Recensione: “Scarabocchi”

scarabocchi

Si sa, gli “Scarabocchi” di maicol&mirco sono delle vignette umoristiche, tutte di un’unica tavola e autoconclusive. Queste ritraggono generalmente uno o due personaggi scarabocchiati, proprio per ricondurli ad una corrente minimalista e universalizzante, che hanno conversazioni legate fra loro da un unico grande tema: il nichilismo. Sprezzanti della morte e ancor più della vita, i personaggi delle vignette degli Scarabocchi sono privi di ottimismo, cinici e rassegnati a un destino senza felicità, in attesa di una fine che tarda ad arrivare.

Ma lo stesso maicol&mirco ha intuito che, qualora avesse voluto dare una portata di più ampio respiro alle sue strip, avrebbe dovuto introdurre un, seppur essenziale, accenno di trama. E così ha fatto ne “Il papà di dio”, dove l’impostazione vignettistica è stata mantenuta in piedi grazie ad un filo rosso che univa, contornava e cuciva assieme le singole battute grazie ad una vicenda che aveva un inizio, uno svolgimento e una fine. Lungi da noi insinuare che una trama lineare sia sempre necessaria, basti pensare al teatro dell’assurdo: in “Aspettando Godot” effettivamente non accade nulla, eppure tutti i dialoghi dei personaggi sono comunque connessi da una determinata logica.

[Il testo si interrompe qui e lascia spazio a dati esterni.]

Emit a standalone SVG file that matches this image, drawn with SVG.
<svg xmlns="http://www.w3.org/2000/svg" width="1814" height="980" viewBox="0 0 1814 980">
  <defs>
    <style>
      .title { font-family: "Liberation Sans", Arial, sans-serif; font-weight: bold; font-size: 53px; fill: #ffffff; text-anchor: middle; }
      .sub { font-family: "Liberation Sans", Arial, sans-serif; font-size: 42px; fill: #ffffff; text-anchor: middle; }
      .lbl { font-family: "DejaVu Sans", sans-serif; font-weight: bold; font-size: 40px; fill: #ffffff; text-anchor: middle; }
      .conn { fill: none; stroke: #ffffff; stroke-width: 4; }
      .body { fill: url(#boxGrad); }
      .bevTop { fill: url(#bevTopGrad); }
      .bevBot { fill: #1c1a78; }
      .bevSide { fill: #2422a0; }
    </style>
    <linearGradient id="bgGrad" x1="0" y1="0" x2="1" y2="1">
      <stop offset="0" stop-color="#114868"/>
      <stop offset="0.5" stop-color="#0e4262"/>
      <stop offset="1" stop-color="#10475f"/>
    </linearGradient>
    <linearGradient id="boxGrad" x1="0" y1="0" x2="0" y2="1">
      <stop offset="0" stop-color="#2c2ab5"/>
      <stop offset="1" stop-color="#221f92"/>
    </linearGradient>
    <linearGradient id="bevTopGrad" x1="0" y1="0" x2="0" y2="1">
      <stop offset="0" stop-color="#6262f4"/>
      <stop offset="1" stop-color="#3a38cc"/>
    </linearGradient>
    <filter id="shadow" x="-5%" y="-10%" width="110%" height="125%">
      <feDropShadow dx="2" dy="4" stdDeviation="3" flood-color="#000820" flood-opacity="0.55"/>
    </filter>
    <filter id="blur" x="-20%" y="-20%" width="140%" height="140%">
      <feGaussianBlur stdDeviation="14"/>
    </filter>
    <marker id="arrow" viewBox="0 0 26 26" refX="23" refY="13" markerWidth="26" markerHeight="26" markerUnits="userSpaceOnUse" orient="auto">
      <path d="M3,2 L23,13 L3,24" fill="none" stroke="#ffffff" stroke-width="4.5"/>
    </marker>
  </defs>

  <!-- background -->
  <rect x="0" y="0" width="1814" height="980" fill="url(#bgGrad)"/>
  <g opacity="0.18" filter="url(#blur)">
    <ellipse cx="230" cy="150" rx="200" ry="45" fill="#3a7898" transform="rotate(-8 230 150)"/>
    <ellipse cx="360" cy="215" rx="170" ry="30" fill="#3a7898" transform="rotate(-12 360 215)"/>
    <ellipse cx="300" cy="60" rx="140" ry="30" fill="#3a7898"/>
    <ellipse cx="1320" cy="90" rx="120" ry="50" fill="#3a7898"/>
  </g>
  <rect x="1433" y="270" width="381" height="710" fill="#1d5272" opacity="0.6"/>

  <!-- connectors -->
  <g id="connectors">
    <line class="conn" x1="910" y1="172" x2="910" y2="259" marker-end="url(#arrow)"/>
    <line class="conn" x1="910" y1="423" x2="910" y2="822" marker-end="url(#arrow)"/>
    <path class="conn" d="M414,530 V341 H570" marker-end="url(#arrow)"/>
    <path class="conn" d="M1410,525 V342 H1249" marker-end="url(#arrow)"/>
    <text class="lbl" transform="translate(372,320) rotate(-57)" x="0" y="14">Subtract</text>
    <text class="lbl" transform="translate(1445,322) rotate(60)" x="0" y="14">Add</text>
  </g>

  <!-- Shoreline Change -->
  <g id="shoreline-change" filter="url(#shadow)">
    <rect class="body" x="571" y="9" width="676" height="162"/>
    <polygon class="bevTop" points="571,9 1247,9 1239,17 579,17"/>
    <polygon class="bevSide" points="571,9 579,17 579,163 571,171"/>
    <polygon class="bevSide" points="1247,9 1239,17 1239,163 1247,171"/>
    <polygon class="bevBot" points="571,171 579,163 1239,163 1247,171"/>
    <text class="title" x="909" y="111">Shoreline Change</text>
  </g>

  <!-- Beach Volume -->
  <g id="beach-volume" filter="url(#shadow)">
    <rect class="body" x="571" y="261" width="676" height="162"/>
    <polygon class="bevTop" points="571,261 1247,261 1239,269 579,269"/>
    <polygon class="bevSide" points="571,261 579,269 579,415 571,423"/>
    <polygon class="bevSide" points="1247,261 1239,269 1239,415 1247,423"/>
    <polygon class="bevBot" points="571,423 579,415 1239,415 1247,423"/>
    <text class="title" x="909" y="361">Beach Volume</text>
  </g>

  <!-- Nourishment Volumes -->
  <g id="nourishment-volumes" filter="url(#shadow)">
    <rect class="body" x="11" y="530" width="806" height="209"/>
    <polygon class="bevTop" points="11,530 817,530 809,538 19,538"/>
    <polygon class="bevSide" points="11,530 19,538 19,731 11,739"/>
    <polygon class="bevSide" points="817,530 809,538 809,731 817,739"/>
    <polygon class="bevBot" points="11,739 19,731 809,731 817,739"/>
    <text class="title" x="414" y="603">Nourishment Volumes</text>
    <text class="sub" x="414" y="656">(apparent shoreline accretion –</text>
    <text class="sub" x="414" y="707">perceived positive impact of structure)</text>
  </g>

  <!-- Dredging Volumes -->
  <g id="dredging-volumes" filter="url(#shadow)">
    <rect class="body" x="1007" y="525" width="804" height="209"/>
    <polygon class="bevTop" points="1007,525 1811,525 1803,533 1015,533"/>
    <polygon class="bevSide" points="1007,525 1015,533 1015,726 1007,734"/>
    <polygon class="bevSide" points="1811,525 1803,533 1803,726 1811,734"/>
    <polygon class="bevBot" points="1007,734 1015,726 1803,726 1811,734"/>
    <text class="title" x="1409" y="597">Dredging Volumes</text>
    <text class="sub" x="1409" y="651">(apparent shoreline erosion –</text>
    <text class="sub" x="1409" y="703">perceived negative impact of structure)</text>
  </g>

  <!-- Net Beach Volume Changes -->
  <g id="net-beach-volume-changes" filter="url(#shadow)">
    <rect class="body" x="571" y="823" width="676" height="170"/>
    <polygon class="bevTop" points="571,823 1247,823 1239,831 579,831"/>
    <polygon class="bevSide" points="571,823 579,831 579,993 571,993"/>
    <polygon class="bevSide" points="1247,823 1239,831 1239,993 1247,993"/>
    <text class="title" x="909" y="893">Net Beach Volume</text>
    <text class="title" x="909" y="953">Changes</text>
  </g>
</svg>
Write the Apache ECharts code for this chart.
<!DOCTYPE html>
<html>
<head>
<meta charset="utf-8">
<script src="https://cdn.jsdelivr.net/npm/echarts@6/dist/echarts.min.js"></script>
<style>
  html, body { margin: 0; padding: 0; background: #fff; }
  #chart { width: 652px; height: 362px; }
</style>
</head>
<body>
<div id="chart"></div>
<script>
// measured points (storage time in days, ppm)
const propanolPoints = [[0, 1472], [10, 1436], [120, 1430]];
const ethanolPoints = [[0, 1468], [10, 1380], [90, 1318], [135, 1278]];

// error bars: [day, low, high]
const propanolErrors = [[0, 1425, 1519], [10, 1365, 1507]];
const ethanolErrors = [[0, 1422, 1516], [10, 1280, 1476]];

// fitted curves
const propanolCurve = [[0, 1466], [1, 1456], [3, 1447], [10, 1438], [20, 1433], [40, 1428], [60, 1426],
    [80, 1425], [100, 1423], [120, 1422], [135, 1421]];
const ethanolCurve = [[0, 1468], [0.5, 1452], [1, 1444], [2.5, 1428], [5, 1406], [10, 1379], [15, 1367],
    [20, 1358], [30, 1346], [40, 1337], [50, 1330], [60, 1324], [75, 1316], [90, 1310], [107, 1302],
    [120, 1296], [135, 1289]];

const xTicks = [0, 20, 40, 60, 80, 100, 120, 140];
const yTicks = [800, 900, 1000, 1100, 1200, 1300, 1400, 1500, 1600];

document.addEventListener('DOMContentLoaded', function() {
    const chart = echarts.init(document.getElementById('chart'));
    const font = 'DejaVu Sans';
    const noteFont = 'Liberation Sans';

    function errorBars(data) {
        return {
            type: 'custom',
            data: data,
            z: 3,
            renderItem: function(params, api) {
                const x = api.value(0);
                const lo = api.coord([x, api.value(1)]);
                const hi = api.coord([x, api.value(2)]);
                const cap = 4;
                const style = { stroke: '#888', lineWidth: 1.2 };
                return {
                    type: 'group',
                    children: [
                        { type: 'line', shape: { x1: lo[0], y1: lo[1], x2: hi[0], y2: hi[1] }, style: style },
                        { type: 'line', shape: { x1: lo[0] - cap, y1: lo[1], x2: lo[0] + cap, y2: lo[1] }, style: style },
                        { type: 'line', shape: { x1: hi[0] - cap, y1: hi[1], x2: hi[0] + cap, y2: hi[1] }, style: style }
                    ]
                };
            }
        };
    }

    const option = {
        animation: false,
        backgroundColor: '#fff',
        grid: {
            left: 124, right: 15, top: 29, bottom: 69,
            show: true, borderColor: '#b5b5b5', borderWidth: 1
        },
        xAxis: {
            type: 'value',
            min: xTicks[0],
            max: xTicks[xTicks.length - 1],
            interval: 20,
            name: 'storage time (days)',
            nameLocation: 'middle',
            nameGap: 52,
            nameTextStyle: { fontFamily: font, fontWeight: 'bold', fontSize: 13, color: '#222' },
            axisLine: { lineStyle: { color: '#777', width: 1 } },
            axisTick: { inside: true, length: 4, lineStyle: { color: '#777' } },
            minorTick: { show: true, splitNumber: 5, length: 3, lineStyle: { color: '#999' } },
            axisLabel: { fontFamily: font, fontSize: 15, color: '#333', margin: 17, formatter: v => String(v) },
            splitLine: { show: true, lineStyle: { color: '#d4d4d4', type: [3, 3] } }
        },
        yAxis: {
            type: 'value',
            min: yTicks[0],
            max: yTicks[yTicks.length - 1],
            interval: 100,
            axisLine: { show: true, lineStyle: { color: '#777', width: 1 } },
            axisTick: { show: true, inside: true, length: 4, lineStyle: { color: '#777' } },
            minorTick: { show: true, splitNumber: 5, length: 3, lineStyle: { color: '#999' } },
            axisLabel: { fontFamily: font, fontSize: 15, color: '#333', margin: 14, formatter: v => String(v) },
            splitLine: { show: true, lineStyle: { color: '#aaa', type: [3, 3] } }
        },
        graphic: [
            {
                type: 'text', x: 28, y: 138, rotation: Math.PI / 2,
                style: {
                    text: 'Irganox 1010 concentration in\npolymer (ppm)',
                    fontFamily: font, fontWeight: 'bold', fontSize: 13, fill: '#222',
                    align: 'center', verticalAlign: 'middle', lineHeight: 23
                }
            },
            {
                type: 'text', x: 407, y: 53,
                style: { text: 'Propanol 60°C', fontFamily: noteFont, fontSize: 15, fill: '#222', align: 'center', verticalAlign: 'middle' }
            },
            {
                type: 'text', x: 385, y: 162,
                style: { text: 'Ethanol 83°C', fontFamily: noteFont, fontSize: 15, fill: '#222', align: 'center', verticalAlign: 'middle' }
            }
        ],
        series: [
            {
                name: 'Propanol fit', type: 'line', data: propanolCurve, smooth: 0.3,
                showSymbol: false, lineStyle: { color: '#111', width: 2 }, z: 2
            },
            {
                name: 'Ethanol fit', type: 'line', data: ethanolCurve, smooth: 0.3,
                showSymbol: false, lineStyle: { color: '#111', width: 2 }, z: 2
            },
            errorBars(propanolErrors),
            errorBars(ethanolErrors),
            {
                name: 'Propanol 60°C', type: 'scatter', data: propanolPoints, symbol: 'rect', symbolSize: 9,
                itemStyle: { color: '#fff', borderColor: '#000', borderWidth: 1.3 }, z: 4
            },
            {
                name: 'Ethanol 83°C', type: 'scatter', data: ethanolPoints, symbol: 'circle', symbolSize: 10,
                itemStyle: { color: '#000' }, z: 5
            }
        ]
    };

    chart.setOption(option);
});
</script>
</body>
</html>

Tuttavia, in “Scarabocchi”, trasposizione teatrale di Andrea Fazzini, messa in scena dalla compagnia Teatro Rebis presso il Teatro della Contraddizione fino al 25 marzo, il regista e gli attori hanno pressoché riportato l’ideologia di fondo di maicol&mirco, senza svilupparla ulteriormente, ma più che altro riprendendo le citazioni delle vignette, legandole talvolta insieme con delle riflessioni un po’ fini a se stesse. La tematica generale è stata molto palese: il mondo fa schifo, la vita fa schifo e ci ribelliamo a lei continuando a vivere su questo schifo di pianeta, però a tratti si è sentita una carenza di un approfondimento di tipo contenutistico.
Inoltre, non si è capito fino in fondo il senso del pezzo posto dopo il falso finale, quando su di un cubo è salito un cabarettista in disgrazia, anch’egli pessimista e alcolizzato, che si è lanciato in una serie di battute forse non troppo contestualizzate.

Funzionali la scenografia e le luci. La prima fortemente minimalista, ma nel suo essere semplice poteva essere più pensata nella disposizione degli oggetti in scena. Per quanto riguarda la seconda, si sarebbe gradito un maggior gioco di luci e ombre, che probabilmente in una tipologia di rappresentazione di stampo pessimista avrebbe aiutato a rendere maggiormente un’atmosfera d’incombenza e di negatività. Più simpatica la scelta musicale, fortemente in contrasto con il tono generale nichilista.

Si fa una nota positiva per la recitazione di Meri Bracalente e Fernando Micucci, che hanno saputo mantenere una buona intensità durante l’intera performance, dando un’idea dell’obiettivo a cui puntava la drammaturgia.
Detto ciò, spiace notare che la trasposizione non è particolarmente felice, si sarebbe preferito che l’ideologia degli Scarabocchi fosse stata reinterpretata maggiormente, aggiungendoci qualcosa di più personale e più adatto alla diversa tipologia di medium.